We are going to start directly by analyzing an example that is the development of a new synthetic fiber that will be used to make cloth for men’s shirts. The objective is to maximize the cloth tensile strength. The tensile strength of a fabric is the measure of the maximum pulling force it can support before it breaks. From previous experience, we know that the tensile strength is affected by the weight percentage of cotton. We also know that probably any increase in the cotton content will increase the tensile strength and that the cotton content should range between 10 and 40% due to limitations in the process. This way, it was designed an experiment to test 5 levels of cotton content, between 15 and 35% with five replicates. This is an example of a single factor experiment where the number of levels “a” is five. The number of replicates “n” is five also. And we have a total of 25 observations. Let’s suppose we can run only 5 tests per day. Thus, we can run all the experiments with 15% on Monday, The experiments with 20% on Tuesday, the ones with 25% on Wednesday. On Thursday, the ones with 30%. And finally on Friday, the ones with 35%.

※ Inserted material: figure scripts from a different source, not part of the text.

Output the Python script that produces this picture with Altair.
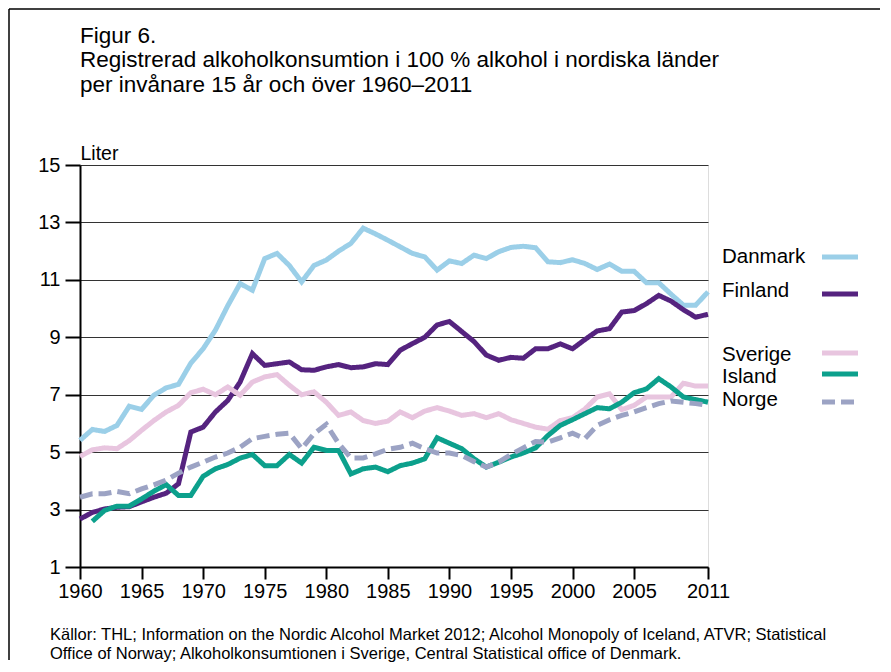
import altair as alt
import pandas as pd

years = list(range(1960, 2012))

danmark = [5.41, 5.79, 5.72, 5.93, 6.6, 6.49, 6.98, 7.24, 7.36, 8.1,
           8.6, 9.25, 10.1, 10.87, 10.64, 11.74, 11.92, 11.5, 10.93, 11.5,
           11.69, 12.0, 12.27, 12.8, 12.6, 12.38, 12.15, 11.92, 11.8, 11.34,
           11.66, 11.57, 11.86, 11.74, 11.98, 12.13, 12.17, 12.12, 11.63, 11.6,
           11.7, 11.57, 11.36, 11.55, 11.3, 11.3, 10.9, 10.9, 10.5, 10.12,
           10.12, 10.58]
finland = [2.67, 2.9, 3.02, 3.08, 3.1, 3.27, 3.43, 3.57, 3.9, 5.7,
           5.87, 6.4, 6.8, 7.44, 8.43, 8.02, 8.08, 8.14, 7.87, 7.85,
           7.97, 8.05, 7.94, 7.97, 8.08, 8.05, 8.55, 8.78, 9.0, 9.43,
           9.55, 9.2, 8.85, 8.38, 8.2, 8.3, 8.27, 8.6, 8.6, 8.77,
           8.6, 8.92, 9.22, 9.3, 9.88, 9.93, 10.17, 10.46, 10.26, 9.96,
           9.7, 9.8]
sverige = [4.85, 5.08, 5.15, 5.12, 5.4, 5.76, 6.1, 6.4, 6.63, 7.07,
           7.19, 7.0, 7.27, 6.98, 7.44, 7.62, 7.7, 7.33, 7.0, 7.1,
           6.74, 6.28, 6.4, 6.1, 6.0, 6.08, 6.4, 6.2, 6.43, 6.55,
           6.43, 6.28, 6.34, 6.2, 6.34, 6.13, 6.0, 5.87, 5.8, 6.1,
           6.2, 6.5, 6.92, 7.03, 6.48, 6.63, 6.92, 6.92, 6.92, 7.4,
           7.3, 7.3]
island = [None, 2.59, 2.97, 3.12, 3.12, 3.37, 3.64, 3.87, 3.49, 3.49,
          4.16, 4.42, 4.57, 4.79, 4.92, 4.53, 4.53, 4.92, 4.62, 5.17,
          5.06, 5.06, 4.24, 4.42, 4.48, 4.32, 4.53, 4.62, 4.77, 5.5,
          5.31, 5.12, 4.77, 4.48, 4.65, 4.83, 4.97, 5.15, 5.58, 5.93,
          6.13, 6.34, 6.55, 6.51, 6.74, 7.07, 7.2, 7.56, 7.27, 6.92,
          6.83, 6.74]
norge = [3.43, 3.55, 3.55, 3.63, 3.55, 3.72, 3.86, 4.03, 4.27, 4.48,
         4.65, 4.83, 4.97, 5.17, 5.47, 5.55, 5.62, 5.66, 5.12, 5.64,
         5.97, 5.3, 4.8, 4.8, 4.94, 5.1, 5.17, 5.31, 5.12, 4.97,
         4.97, 4.88, 4.67, 4.48, 4.65, 4.92, 5.15, 5.37, 5.35, 5.5,
         5.66, 5.47, 5.93, 6.13, 6.28, 6.4, 6.55, 6.69, 6.78, 6.74,
         6.69, 6.63]

countries = ["Danmark", "Finland", "Sverige", "Island", "Norge"]
colors = ["#9BCFE8", "#55237F", "#E8C5DF", "#0CA08C", "#9CA3C4"]
dashes = [[1, 0], [1, 0], [1, 0], [1, 0], [13, 6]]

x_ticks = [1960, 1965, 1970, 1975, 1980, 1985, 1990, 1995, 2000, 2005, 2011]
y_ticks = [1, 3, 5, 7, 9, 11, 13, 15]

title_lines = ["Figur 6.",
               "Registrerad alkoholkonsumtion i 100 % alkohol i nordiska länder",
               "per invånare 15 år och över 1960–2011"]
source_lines = ["Källor: THL; Information on the Nordic Alcohol Market 2012; Alcohol Monopoly of Iceland, ATVR; Statistical",
                "Office of Norway; Alkoholkonsumtionen i Sverige, Central Statistical office of Denmark."]

series = {"Danmark": danmark, "Finland": finland, "Sverige": sverige,
          "Island": island, "Norge": norge}
rows = []
for order, c in enumerate(countries):
    for y, v in zip(years, series[c]):
        if v is not None:
            rows.append({"year": y, "value": v, "country": c, "order": order})
df = pd.DataFrame(rows)

FONT = "Liberation Sans"
W, H = 628, 402

lines = alt.Chart(df).mark_line(strokeWidth=5, strokeJoin="miter", strokeCap="butt").encode(
    x=alt.X("year:Q",
            scale=alt.Scale(domain=[1960, 2011], nice=False, zero=False),
            axis=alt.Axis(values=x_ticks, format="d", title=None, grid=False,
                          labelFontSize=20, labelFont=FONT, labelColor="black",
                          tickSize=12, tickWidth=2, tickColor="black",
                          domainColor="black", domainWidth=2, labelPadding=2,
                          labelFlush=False)),
    y=alt.Y("value:Q",
            scale=alt.Scale(domain=[1, 15], nice=False, zero=False),
            axis=alt.Axis(values=y_ticks, title="Liter", grid=True,
                          gridColor="#333333", gridWidth=1.2,
                          labelFontSize=20, labelFont=FONT, labelColor="black",
                          tickSize=15, tickWidth=2, tickColor="black",
                          domainColor="black", domainWidth=2, labelPadding=5,
                          titleAngle=0, titleX=0, titleY=-6, titleAlign="left",
                          titleBaseline="alphabetic", titleFontSize=19.5,
                          titleFont=FONT, titleFontWeight="normal",
                          titleColor="black")),
    color=alt.Color("country:N", scale=alt.Scale(domain=countries, range=colors), legend=None),
    strokeDash=alt.StrokeDash("country:N", scale=alt.Scale(domain=countries, range=dashes), legend=None),
    detail="country:N",
    order=alt.Order("year:Q"),
)

one = pd.DataFrame({"a": [0]})
layers = [lines]

# legend (manual, matching the reference layout)
leg_text_y = [92, 126, 190, 212, 235]
leg_line_y = [92, 129, 188, 209, 237]
for c, col, d, ty, ly in zip(countries, colors, dashes, leg_text_y, leg_line_y):
    layers.append(alt.Chart(one).mark_text(text=c, font=FONT, fontSize=20.5, align="left",
                                           baseline="middle", color="black").encode(
        x=alt.value(642), y=alt.value(ty)))
    layers.append(alt.Chart(one).mark_rule(strokeWidth=5, color=col, strokeDash=d).encode(
        x=alt.value(742), x2=alt.value(778), y=alt.value(ly)))

# title lines
for t, ty in zip(title_lines, [-129, -105, -80]):
    layers.append(alt.Chart(one).mark_text(text=t, font=FONT, fontSize=22.5, align="left",
                                           baseline="middle", color="black").encode(
        x=alt.value(0), y=alt.value(ty)))

# source lines
for t, ty in zip(source_lines, [470, 489]):
    layers.append(alt.Chart(one).mark_text(text=t, font=FONT, fontSize=16.5, align="left",
                                           baseline="middle", color="black").encode(
        x=alt.value(-30), y=alt.value(ty)))

# outer frame (top and left)
layers.append(alt.Chart(one).mark_rule(strokeWidth=1.5, color="black").encode(
    x=alt.value(-71), x2=alt.value(800), y=alt.value(-156)))
layers.append(alt.Chart(one).mark_rule(strokeWidth=1.5, color="black").encode(
    x=alt.value(-71), y=alt.value(-156), y2=alt.value(495)))

chart = alt.layer(*layers).properties(
    width=W, height=H,
    autosize=alt.AutoSizeParams(type="none"),
    padding={"left": 72, "top": 157, "right": 175, "bottom": 97},
).configure_view(stroke="black", strokeWidth=1.5).configure(background="white")

chart.save("out.html", embed_options={"renderer": "svg", "actions": False})
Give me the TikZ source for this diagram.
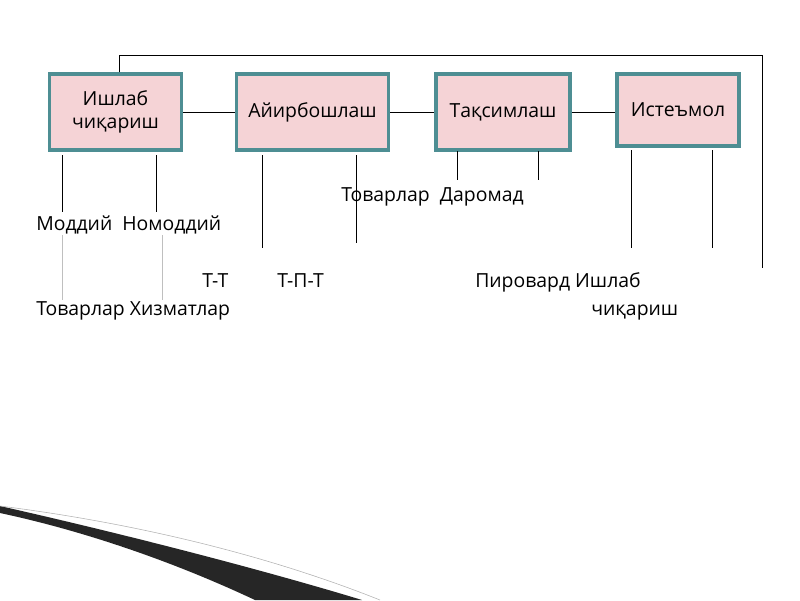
\documentclass[tikz,border=0pt]{standalone}
\usepackage{fontspec}
\setmainfont{Open Sans}
\usetikzlibrary{positioning}
\definecolor{boxfill}{HTML}{F5D3D6}
\definecolor{boxdraw}{HTML}{4E8E93}
\begin{document}
\begin{tikzpicture}
[
x=0.025cm, y=-0.025cm,
every node/.style={font=\fontsize{13.8}{16}\selectfont},
Stage/.style={rectangle,draw=boxdraw,fill=boxfill,line width=2.2pt,minimum height=1.9cm,align=center,inner sep=0pt},
Link/.style={draw=black, thin},
Faint/.style={draw=black!25, thin},
Label/.style={anchor=base west, inner sep=0pt},
]
\useasboundingbox (0,0) rectangle (800,600);

% decoration at the bottom
\fill[black!85] (0,506) .. controls (150,540) and (280,575) .. (362,600) -- (255,600) .. controls (170,560) and (80,530) .. (0,513) -- cycle;
\draw[black!30, thin] (0,506) .. controls (150,525) and (280,560) .. (380,600);

\node[Stage, minimum width=3.3cm] (prod) at (115.5,112) {Ишлаб\\чиқариш};
\node[Stage, minimum width=3.8cm] (exch) at (312.5,112) {Айирбошлаш};
\node[Stage, minimum width=3.35cm] (dist) at (503,112) {Тақсимлаш};
\node[Stage, minimum width=3.05cm, minimum height=1.8cm] (cons) at (678,110) {Истеъмол};

\draw[Link] (prod) -- (exch);
\draw[Link] (exch) -- (dist);
\draw[Link] (dist.east) -- (dist.east -| cons.west);

\coordinate (top1) at (119,55);
\coordinate (top2) at (762,55);
\coordinate (end) at (762,268);
\draw[Link] (prod.north -| top1) -- (top1) -- (top2) -- (end);

\draw[Link] (62,155) -- (62,212);
\draw[Link] (156,155) -- (156,212);
\draw[Faint] (62,235) -- (62,300);
\draw[Faint] (162,235) -- (162,300);
\draw[Link] (262,155) -- (262,248);
\draw[Link] (356,155) -- (356,243);
\draw[Link] (457,151) -- (457,180);
\draw[Link] (538,151) -- (538,180);
\draw[Link] (631,150) -- (631,248);
\draw[Link] (712,150) -- (712,248);

\node[Label] (mat) at (36,230) {Моддий\ \ Номоддий};
\node[Label] (goods) at (36,315) {Товарлар Хизматлар};
\node[Label] (tt) at (202,287) {Т-Т};
\node[Label] (tpt) at (277,287) {Т-П-Т};
\node[Label] (inc) at (341,201) {Товарлар\ \ Даромад};
\node[Label] (fin) at (475,287) {Пировард Ишлаб};
\node[Label] (fin2) at (591,315) {чиқариш};
\end{tikzpicture}
\end{document}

However, this is a really bad way of organizing and running the experiments, since the effect of the cotton percentage is confounded with the day. But why this is a problem? We don’t know. Maybe on Tuesday there was a problem with the scales and all the samples that should have 20% had 22. Maybe the relative humidity on Wednesday was higher. And the fact that the measurements of the tensile strength, or maybe even the experimenter had some personal issues and was distracted on Monday. The bottom line is we don’t know. That’s why we have to randomize the tests, meaning that the experiments should be run in random order, guaranteeing that the experimental noise is equally distributed among the runs.
An efficient way to generate the random order is to enter the 25 runs in a spreadsheet like Excel and generate the column of random numbers using the RAND() function. Or we can always write the test numbers in small pieces of paper, fold and sort. The table on the right shows the randomized test order. This random test sequence is needed to prevent the effects of unknown noise variables, perhaps varying out of control during the experiment, from contaminating the results. The table on the left now shows the experimental results.
It is always a good idea to examine experimental data graphically. The figure on the right shows the scatter diagram where we can easily see the noise or variability of the results. We can also see that between 15 and 30% there is an increase in the tensile strength with the cotton content. And after that, a sharp decrease. However, we wish to be more objective in our analysis of the data. Specifically, suppose that we wish to test for differences between the average result of each level of cotton percentage. The appropriate procedure for testing the equality of several means is the analysis of variance. is the analysis of variance. However, the analysis of variance has a much wider application than the problem above. It is probably the most useful technique in the field of statistical inference.